Frequently asked questions (FAQs) about MDM implementations

1. What is the typical timeline for MDM implementation?

Modern low-code MDM platforms can achieve production readiness in approximately 12 weeks, compared to traditional implementations requiring six months or longer.

Phased approaches that prioritize high-value use cases enable faster initial deployment with incremental expansion to additional data domains over time.

2. How do you determine which MDM implementation style is right for your organization?

Selection depends on organizational data maturity, existing system architecture, and specific use case requirements – consolidation suits centralized analytics needs, registry preserves source system autonomy, coexistence supports architectural transitions, and transaction style enables real-time operational management.
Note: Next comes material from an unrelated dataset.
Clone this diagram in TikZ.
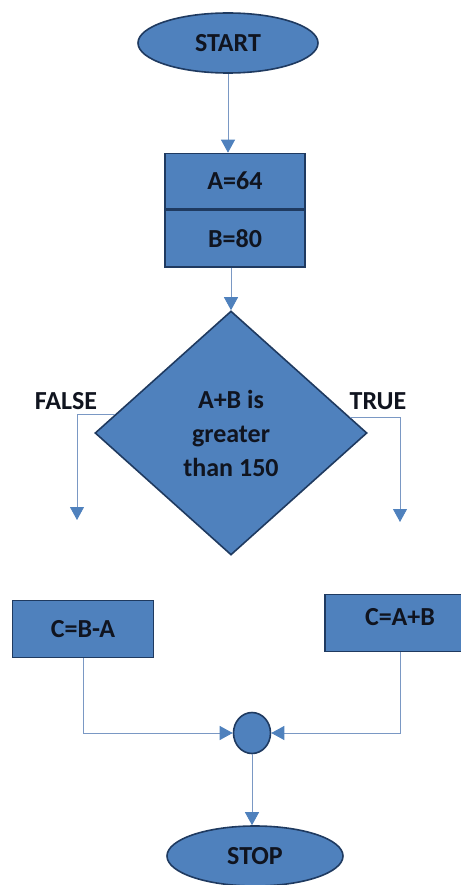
\documentclass[tikz,border=0pt]{standalone}
\usepackage{fontspec}
\setmainfont{Carlito}
\usetikzlibrary{shapes.geometric,arrows.meta,calc}

\definecolor{shapefill}{HTML}{4F81BD}
\definecolor{shapeline}{HTML}{1F3A60}
\definecolor{flowline}{HTML}{7A98C4}
\definecolor{labeltext}{HTML}{10141F}

\begin{document}
\begin{tikzpicture}[x=1pt,y=-1pt]
  \tikzset{
    termstyle/.style={draw=shapeline, line width=1.6pt, fill=shapefill, ellipse, inner sep=0pt},
    procstyle/.style={draw=shapeline, line width=1.6pt, fill=shapefill, rectangle, inner sep=0pt},
    decstyle/.style={draw=shapeline, line width=1.6pt, fill=shapefill, diamond, inner sep=0pt, aspect=1.1},
    flowstyle/.style={draw=flowline, line width=0.9pt, -{Triangle[width=14pt,length=13pt,fill=shapefill,color=shapefill]}},
    every node/.style={font=\bfseries\fontsize{26}{34}\selectfont, text=labeltext}
  }
  \useasboundingbox (0,0) rectangle (460,885);
  % Start and the two assignments
  \node (start) [termstyle, minimum width=180pt, minimum height=60pt] at (228,43) {START};
  \node (a64) [procstyle, minimum width=140pt, minimum height=55pt] at (235,181) {A=64};
  \node (b80) [procstyle, minimum width=140pt, minimum height=57pt, anchor=north] at (a64.south) {B=80};
  % Decision
  \node (dec) [decstyle, minimum width=272pt, minimum height=244pt, align=center] at (231,433) {A+B is\\greater\\than 150};
  \node (falselbl) at (66,401) {FALSE};
  \node (truelbl) at (378,401) {TRUE};
  \coordinate (falsetip) at (77,520);
  \coordinate (truetip) at (400,522);
  % Branches
  \node (cba) [procstyle, minimum width=141pt, minimum height=57pt] at (83,629) {C=B-A};
  \node (cab) [procstyle, minimum width=150pt, minimum height=57pt, text depth=12pt] at (400,623) {C=A+B};
  % Join and stop
  \node (join) [termstyle, minimum width=37pt, minimum height=41pt] at (252,733) {};
  \node (stop) [termstyle, minimum width=176pt, minimum height=60pt] at (255,856) {STOP};
  % Connectors
  \draw[flowstyle] (start.south) -- (start.south |- a64.north);
  \draw[flowstyle] (b80.south -| dec.north) -- (dec.north);
  \draw[flowstyle] ($(dec.west)!0.15!(dec.north)$) -| (falsetip);
  \draw[flowstyle] ($(dec.east)!0.13!(dec.north)$) -| (truetip);
  \draw[flowstyle] (cba.south) |- (join.west);
  \draw[flowstyle] (cab.south) |- (join.east);
  \draw[flowstyle] (join.south) -- (join.south |- stop.north);
\end{tikzpicture}
\end{document}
Most organizations evolve from one style to another as MDM maturity increases.

3. What are the most common technical pitfalls in MDM integration architecture?
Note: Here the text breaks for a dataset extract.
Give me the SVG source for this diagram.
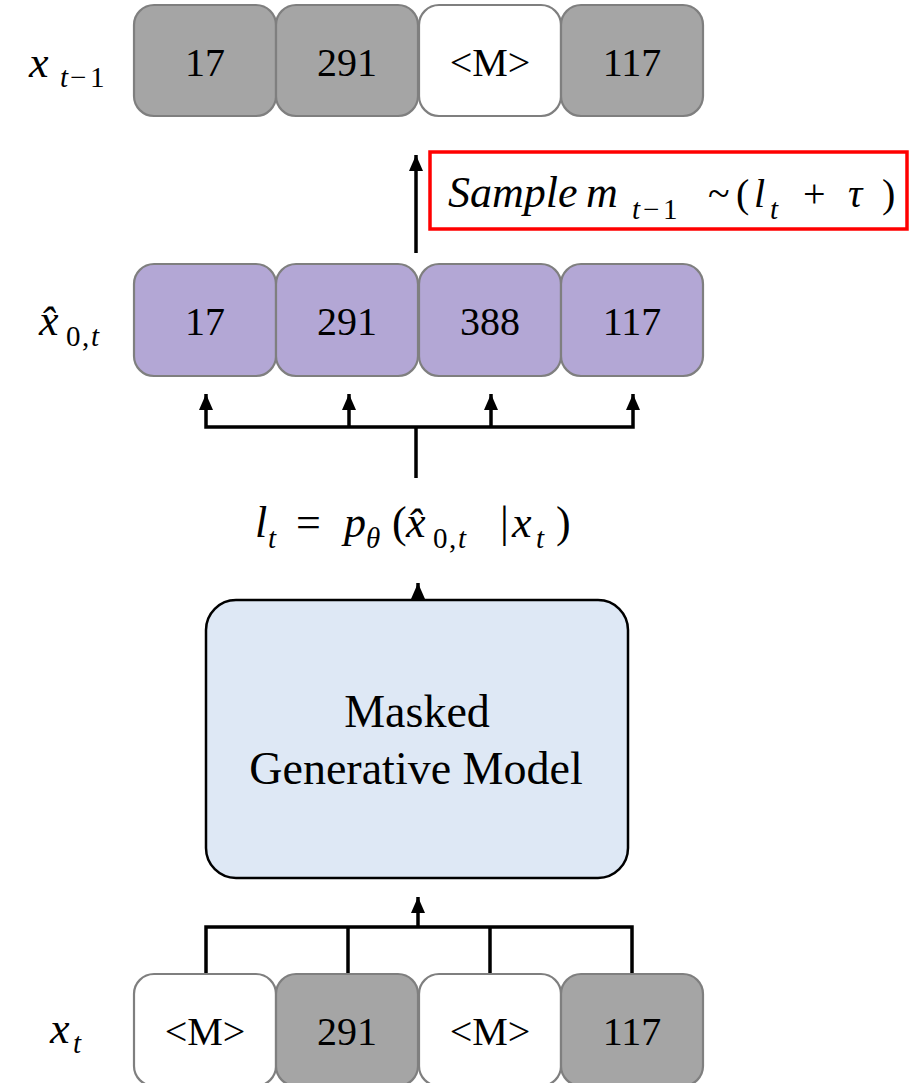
<svg xmlns="http://www.w3.org/2000/svg" width="912" height="1083" viewBox="0 0 912 1083">
<style>
.tok{stroke:#7f7f7f;stroke-width:2.2}
.gray{fill:#a5a5a5}
.white{fill:#ffffff}
.purple{fill:#b3a7d5}
.num{font-size:40px;fill:#000;text-anchor:middle}
.m{font-size:40px;fill:#000}
.i{font-style:italic}
.s{font-size:29px}
.ln{stroke:#000;stroke-width:3.5;fill:none}
</style>
<defs>
<marker id="ah" markerUnits="userSpaceOnUse" markerWidth="16" markerHeight="18" refX="8" refY="1" orient="0" viewBox="0 0 16 18">
<path d="M8,1 L15,17 L1,17 Z" fill="#000"/>
</marker>
</defs>

<g id="connectors">
<line class="ln" x1="416" y1="253" x2="416" y2="155" marker-end="url(#ah)"/>
<polyline class="ln" points="206,394 206,427 633,427 633,394" marker-start="url(#ah)" marker-end="url(#ah)"/>
<line class="ln" x1="349" y1="427" x2="349" y2="394" marker-end="url(#ah)"/>
<line class="ln" x1="491" y1="427" x2="491" y2="394" marker-end="url(#ah)"/>
<line class="ln" x1="416" y1="427" x2="416" y2="478"/>
<line class="ln" x1="418" y1="600" x2="418" y2="583" marker-end="url(#ah)"/>
<line class="ln" x1="418" y1="927" x2="418" y2="897" marker-end="url(#ah)"/>
<polyline class="ln" points="206,974 206,927 632,927 632,974"/>
<line class="ln" x1="348" y1="927" x2="348" y2="974"/>
<line class="ln" x1="490" y1="927" x2="490" y2="974"/>
</g>

<g font-family="Liberation Serif, Tinos, DejaVu Serif, serif">
<g id="label-xt1">
<text class="m"><tspan class="i" x="29" y="77" style="font-size:44px">x</tspan><tspan class="i s" x="60" y="87">t</tspan><tspan class="s" x="70" y="87">−</tspan><tspan class="s" x="90" y="87">1</tspan></text>
</g>

<g id="row-xt1">
<g id="top-1"><rect class="tok gray" x="134" y="5" width="142" height="111" rx="20"/><text class="num" x="205" y="76">17</text></g>
<g id="top-2"><rect class="tok gray" x="276" y="5" width="142" height="111" rx="20"/><text class="num" x="347" y="76">291</text></g>
<g id="top-3"><rect class="tok white" x="419" y="5" width="142" height="111" rx="20"/><text class="num" x="490" y="76">&lt;M&gt;</text></g>
<g id="top-4"><rect class="tok gray" x="561" y="5" width="142" height="111" rx="20"/><text class="num" x="632" y="76">117</text></g>
</g>

<g id="sample-label">
<rect x="430" y="152" width="477" height="77" fill="#fff" stroke="#ff0000" stroke-width="3.5"/>
<text class="m"><tspan class="i" x="448" y="207" style="font-size:44px">Sample</tspan><tspan class="i" x="586" y="207" style="font-size:44px">m</tspan><tspan class="i s" x="632" y="219">t</tspan><tspan class="s" x="643" y="219">−</tspan><tspan class="s" x="663" y="219">1</tspan><tspan x="708" y="207">~</tspan><tspan x="736" y="207">(</tspan><tspan class="i" x="754" y="207">l</tspan><tspan class="i s" x="770" y="219">t</tspan><tspan x="803" y="207">+</tspan><tspan class="i" x="848" y="207">τ</tspan><tspan x="882" y="207">)</tspan></text>
</g>

<g id="label-x0t">
<text class="m"><tspan class="i" x="39" y="335" style="font-size:44px">x̂</tspan><tspan class="s" x="66" y="346">0</tspan><tspan class="s" x="82" y="346">,</tspan><tspan class="i s" x="91" y="346">t</tspan></text>
</g>

<g id="row-x0t">
<g id="mid-1"><rect class="tok purple" x="134" y="264" width="142" height="112" rx="20"/><text class="num" x="205" y="335">17</text></g>
<g id="mid-2"><rect class="tok purple" x="276" y="264" width="142" height="112" rx="20"/><text class="num" x="347" y="335">291</text></g>
<g id="mid-3"><rect class="tok purple" x="419" y="264" width="142" height="112" rx="20"/><text class="num" x="490" y="335">388</text></g>
<g id="mid-4"><rect class="tok purple" x="561" y="264" width="142" height="112" rx="20"/><text class="num" x="632" y="335">117</text></g>
</g>

<g id="formula">
<text class="m" style="font-size:44px"><tspan class="i" x="255" y="537">l</tspan><tspan class="i s" x="268" y="548">t</tspan><tspan x="296" y="537">=</tspan><tspan class="i" x="344" y="537">p</tspan><tspan class="i s" x="366" y="548">θ</tspan><tspan x="392" y="537">(</tspan><tspan class="i" x="406" y="537">x̂</tspan><tspan class="s" x="433" y="548">0</tspan><tspan class="s" x="449" y="548">,</tspan><tspan class="i s" x="458" y="548">t</tspan><tspan x="500" y="537">|</tspan><tspan class="i" x="512" y="537">x</tspan><tspan class="i s" x="536" y="548">t</tspan><tspan x="556" y="537">)</tspan></text>
</g>

<g id="model">
<rect x="206" y="600" width="422" height="278" rx="30" fill="#dee8f5" stroke="#000" stroke-width="2.5"/>
<text class="num" x="417" y="727" style="font-size:46px">Masked</text>
<text class="num" x="416" y="784" style="font-size:46px">Generative Model</text>
</g>

<g id="label-xt">
<text class="m"><tspan class="i" x="50" y="1043" style="font-size:44px">x</tspan><tspan class="i s" x="73" y="1053">t</tspan></text>
</g>

<g id="row-xt">
<g id="bot-1"><rect class="tok white" x="134" y="974" width="142" height="112" rx="20"/><text class="num" x="205" y="1045">&lt;M&gt;</text></g>
<g id="bot-2"><rect class="tok gray" x="276" y="974" width="142" height="112" rx="20"/><text class="num" x="347" y="1045">291</text></g>
<g id="bot-3"><rect class="tok white" x="419" y="974" width="142" height="112" rx="20"/><text class="num" x="490" y="1045">&lt;M&gt;</text></g>
<g id="bot-4"><rect class="tok gray" x="561" y="974" width="142" height="112" rx="20"/><text class="num" x="632" y="1045">117</text></g>
</g>
</g>
</svg>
Common pitfalls include underestimating source system data quality issues, inadequate performance planning for expected data volumes, and over-customization that creates technical debt.

Data leaders should establish clear data lineage from the start and ensure integration architecture supports both real-time and batch patterns based on use case requirements.

4. How do you measure MDM implementation success beyond initial deployment?

Track data quality metrics (accuracy, completeness, consistency), operational metrics (data steward productivity, issue resolution time), and business impact metrics (decision-making speed, compliance adherence).

Make sure to set baseline measurements before implementation and monitor improvements quarterly to demonstrate ongoing value realization.

5. What is the recommended approach for migrating from legacy MDM systems?

Establish parallel operation periods where both systems run simultaneously for validation before cutover and prioritize critical data domains for phased migration while maintaining legacy operations for lower-priority areas.

Thorough testing at each migration stage and comprehensive stakeholder communication minimizes business disruption during the transition.